Below is a listing. Return the lines from the one that contains "Give me the Plotly source for this chart." to the one that contains "return 1 - (y - OFF) / H", both ends included, verbatim and with no pictures.
--- START Records shown ---
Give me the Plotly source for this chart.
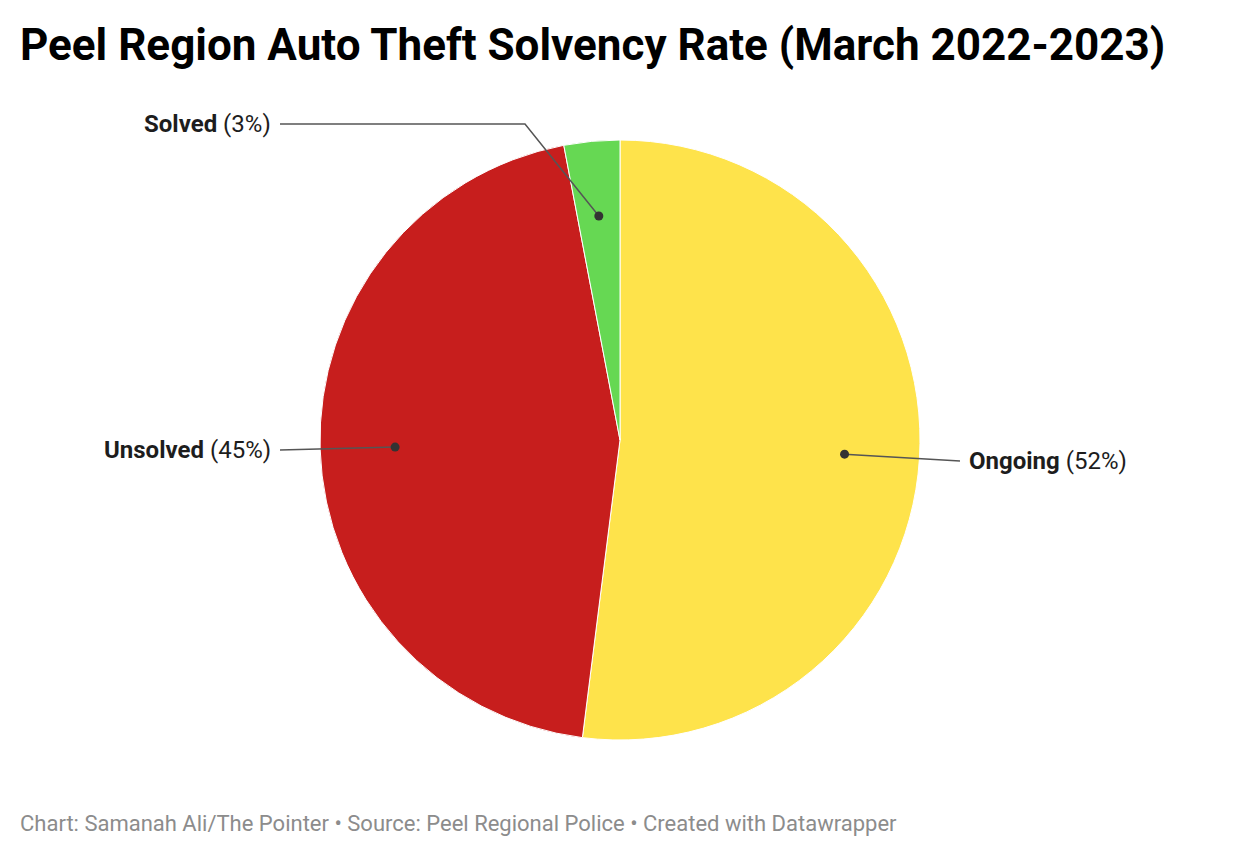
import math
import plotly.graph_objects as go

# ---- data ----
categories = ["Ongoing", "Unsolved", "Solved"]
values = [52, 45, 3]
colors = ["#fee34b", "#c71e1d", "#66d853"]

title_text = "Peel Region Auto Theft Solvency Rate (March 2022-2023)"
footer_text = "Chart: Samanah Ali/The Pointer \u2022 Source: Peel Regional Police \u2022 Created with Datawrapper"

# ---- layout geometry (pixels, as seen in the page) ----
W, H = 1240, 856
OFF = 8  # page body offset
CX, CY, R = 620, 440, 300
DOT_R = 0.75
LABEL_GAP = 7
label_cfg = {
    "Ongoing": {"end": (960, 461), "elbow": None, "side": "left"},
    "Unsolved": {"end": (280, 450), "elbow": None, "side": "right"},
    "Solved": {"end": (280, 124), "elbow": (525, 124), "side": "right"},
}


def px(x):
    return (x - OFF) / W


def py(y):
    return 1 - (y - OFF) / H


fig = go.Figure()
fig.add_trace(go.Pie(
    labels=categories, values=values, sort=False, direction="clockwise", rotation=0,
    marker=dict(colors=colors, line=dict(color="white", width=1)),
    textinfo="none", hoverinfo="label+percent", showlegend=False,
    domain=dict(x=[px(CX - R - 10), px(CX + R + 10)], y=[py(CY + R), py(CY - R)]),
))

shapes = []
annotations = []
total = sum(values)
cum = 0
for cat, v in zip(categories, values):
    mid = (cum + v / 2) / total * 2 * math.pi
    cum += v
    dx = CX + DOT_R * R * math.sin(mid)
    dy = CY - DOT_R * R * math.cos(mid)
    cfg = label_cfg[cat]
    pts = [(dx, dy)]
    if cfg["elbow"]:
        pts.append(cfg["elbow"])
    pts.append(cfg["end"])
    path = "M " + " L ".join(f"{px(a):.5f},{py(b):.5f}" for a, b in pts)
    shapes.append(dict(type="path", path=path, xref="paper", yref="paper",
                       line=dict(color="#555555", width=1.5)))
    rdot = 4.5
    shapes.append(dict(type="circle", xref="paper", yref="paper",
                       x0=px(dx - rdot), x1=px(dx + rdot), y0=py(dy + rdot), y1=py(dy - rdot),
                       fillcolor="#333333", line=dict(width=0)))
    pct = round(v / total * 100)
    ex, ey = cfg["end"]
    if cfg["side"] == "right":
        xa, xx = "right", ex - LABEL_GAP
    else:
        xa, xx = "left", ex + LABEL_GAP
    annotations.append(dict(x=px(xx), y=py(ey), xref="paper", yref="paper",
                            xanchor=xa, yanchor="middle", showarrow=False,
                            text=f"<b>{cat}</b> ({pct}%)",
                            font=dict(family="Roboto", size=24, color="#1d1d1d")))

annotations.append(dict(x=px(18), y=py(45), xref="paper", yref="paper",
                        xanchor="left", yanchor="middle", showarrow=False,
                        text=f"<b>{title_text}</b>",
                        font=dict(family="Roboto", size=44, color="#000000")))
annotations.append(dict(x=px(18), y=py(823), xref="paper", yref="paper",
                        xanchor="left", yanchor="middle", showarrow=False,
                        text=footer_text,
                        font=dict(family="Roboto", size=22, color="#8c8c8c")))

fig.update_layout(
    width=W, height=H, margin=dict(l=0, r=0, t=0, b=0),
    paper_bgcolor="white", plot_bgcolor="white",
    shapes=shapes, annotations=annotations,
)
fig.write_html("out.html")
--- END Records shown ---
--- START Records shown ---
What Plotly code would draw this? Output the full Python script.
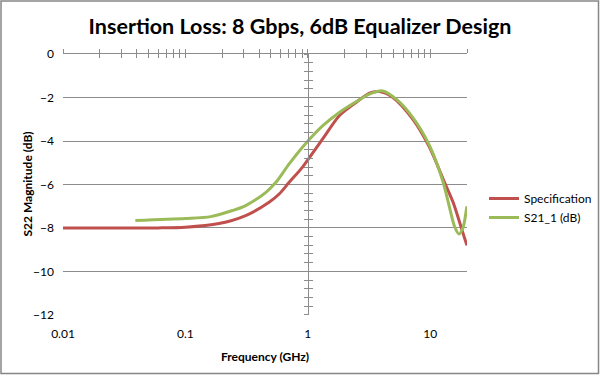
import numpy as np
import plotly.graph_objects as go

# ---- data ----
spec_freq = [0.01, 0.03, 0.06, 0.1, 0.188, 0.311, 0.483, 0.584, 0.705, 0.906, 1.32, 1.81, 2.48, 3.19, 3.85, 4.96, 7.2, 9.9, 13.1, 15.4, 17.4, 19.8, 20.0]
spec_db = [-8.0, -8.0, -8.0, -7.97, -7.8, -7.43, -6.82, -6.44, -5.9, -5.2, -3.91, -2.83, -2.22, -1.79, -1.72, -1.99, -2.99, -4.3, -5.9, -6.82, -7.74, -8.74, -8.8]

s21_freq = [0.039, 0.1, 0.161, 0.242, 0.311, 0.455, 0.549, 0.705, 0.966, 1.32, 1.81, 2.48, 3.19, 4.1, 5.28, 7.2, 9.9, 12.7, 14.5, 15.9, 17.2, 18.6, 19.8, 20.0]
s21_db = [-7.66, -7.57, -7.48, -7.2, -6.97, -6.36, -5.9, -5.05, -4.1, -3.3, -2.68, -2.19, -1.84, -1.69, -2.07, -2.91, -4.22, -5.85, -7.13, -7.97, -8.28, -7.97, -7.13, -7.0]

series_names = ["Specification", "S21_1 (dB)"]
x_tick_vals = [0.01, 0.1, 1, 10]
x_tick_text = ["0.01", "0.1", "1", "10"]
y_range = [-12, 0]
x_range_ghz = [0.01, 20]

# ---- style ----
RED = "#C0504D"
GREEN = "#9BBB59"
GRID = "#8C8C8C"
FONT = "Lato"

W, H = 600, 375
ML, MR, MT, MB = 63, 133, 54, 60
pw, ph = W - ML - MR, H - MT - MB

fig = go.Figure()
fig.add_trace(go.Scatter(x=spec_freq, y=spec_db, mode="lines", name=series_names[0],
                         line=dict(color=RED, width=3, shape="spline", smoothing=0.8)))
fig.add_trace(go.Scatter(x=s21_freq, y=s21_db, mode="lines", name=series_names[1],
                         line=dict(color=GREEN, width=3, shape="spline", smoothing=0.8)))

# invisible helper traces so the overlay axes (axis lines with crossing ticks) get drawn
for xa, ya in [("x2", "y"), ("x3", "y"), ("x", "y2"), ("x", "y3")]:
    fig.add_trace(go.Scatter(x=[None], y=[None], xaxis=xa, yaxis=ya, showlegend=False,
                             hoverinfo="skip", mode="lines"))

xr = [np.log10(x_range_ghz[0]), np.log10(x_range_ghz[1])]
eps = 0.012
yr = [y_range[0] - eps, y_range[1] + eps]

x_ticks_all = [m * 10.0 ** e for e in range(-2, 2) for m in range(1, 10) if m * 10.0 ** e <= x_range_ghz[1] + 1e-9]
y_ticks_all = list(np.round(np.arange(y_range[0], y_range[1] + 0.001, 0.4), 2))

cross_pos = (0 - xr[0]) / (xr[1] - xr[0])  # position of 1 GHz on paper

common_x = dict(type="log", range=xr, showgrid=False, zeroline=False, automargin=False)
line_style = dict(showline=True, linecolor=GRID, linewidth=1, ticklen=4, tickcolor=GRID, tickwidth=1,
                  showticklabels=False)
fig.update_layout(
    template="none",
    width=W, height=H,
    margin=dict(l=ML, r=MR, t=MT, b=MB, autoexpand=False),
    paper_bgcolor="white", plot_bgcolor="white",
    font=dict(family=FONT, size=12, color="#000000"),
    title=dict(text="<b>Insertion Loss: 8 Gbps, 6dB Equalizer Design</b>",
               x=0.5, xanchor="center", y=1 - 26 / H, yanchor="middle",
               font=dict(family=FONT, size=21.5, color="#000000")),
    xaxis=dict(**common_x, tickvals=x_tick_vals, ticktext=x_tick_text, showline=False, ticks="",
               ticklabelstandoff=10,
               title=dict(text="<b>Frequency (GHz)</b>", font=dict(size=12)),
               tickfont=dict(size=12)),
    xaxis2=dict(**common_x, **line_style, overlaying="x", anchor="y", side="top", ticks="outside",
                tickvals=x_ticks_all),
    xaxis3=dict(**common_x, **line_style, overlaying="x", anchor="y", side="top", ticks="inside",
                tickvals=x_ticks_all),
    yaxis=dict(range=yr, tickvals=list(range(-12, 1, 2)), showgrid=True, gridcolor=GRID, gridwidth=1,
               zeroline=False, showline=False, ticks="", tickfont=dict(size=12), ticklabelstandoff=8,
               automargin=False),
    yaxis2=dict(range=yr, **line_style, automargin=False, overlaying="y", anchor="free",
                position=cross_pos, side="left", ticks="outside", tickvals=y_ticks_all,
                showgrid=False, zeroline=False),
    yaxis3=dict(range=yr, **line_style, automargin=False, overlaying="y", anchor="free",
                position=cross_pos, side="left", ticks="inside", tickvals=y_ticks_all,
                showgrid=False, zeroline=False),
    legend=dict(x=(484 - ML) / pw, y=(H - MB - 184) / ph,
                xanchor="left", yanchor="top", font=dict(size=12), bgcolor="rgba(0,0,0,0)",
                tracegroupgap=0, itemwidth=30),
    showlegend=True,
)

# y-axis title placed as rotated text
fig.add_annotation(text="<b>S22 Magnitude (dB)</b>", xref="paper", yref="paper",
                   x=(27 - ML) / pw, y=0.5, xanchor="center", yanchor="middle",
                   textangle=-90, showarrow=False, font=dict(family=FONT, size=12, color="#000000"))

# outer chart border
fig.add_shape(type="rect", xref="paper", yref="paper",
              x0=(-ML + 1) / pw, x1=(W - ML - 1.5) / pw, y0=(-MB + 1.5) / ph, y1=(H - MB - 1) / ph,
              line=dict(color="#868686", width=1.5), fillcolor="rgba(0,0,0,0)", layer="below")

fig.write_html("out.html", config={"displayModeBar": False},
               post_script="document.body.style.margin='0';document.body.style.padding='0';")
--- END Records shown ---
--- START Records shown ---
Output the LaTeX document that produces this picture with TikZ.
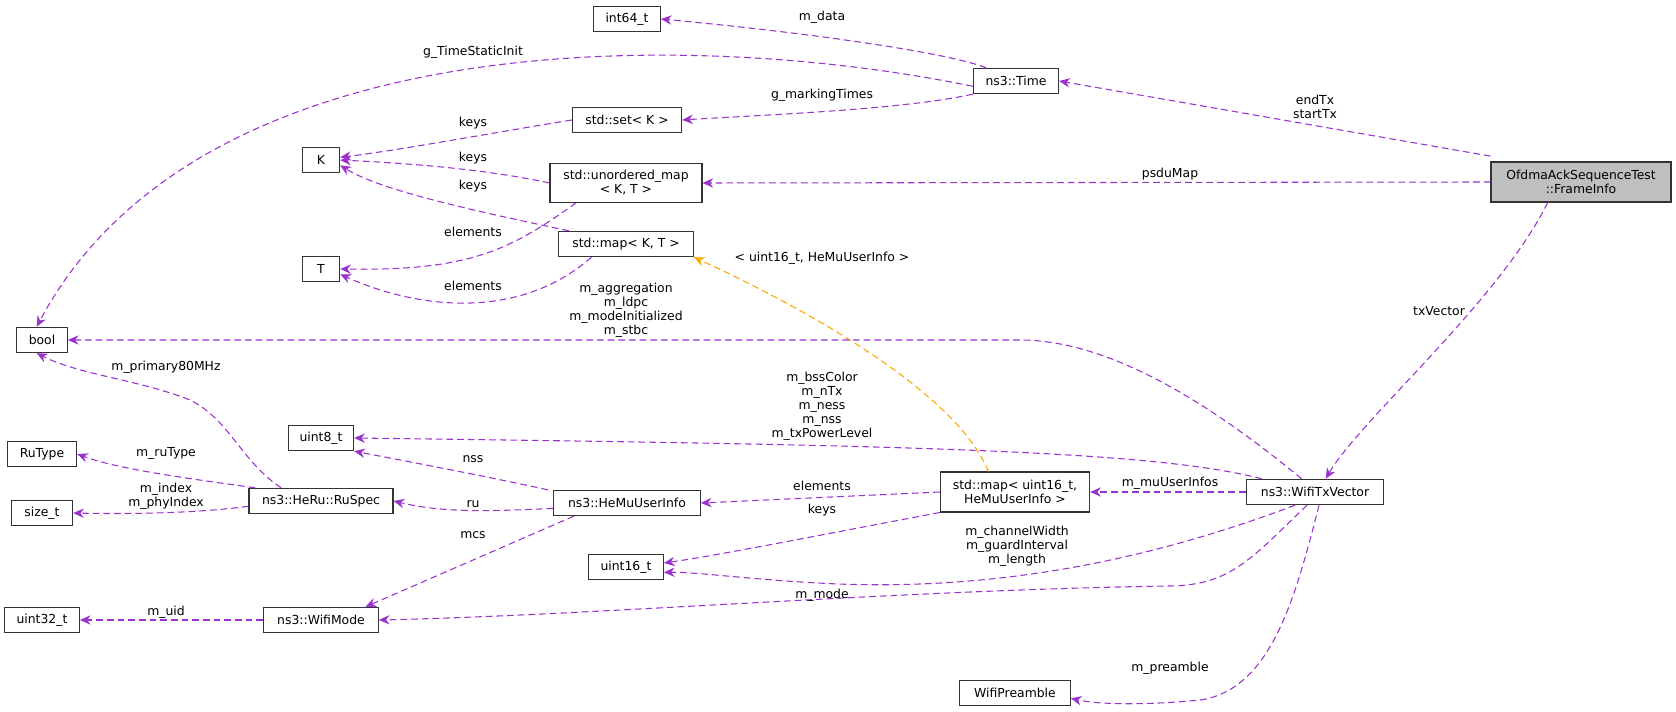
--- END Records shown ---
• Solution to this task:
Give me the Plotly source for this chart.
import math
import plotly.graph_objects as go

# ---- data ----
categories = ["Ongoing", "Unsolved", "Solved"]
values = [52, 45, 3]
colors = ["#fee34b", "#c71e1d", "#66d853"]

title_text = "Peel Region Auto Theft Solvency Rate (March 2022-2023)"
footer_text = "Chart: Samanah Ali/The Pointer \u2022 Source: Peel Regional Police \u2022 Created with Datawrapper"

# ---- layout geometry (pixels, as seen in the page) ----
W, H = 1240, 856
OFF = 8  # page body offset
CX, CY, R = 620, 440, 300
DOT_R = 0.75
LABEL_GAP = 7
label_cfg = {
    "Ongoing": {"end": (960, 461), "elbow": None, "side": "left"},
    "Unsolved": {"end": (280, 450), "elbow": None, "side": "right"},
    "Solved": {"end": (280, 124), "elbow": (525, 124), "side": "right"},
}


def px(x):
    return (x - OFF) / W


def py(y):
    return 1 - (y - OFF) / H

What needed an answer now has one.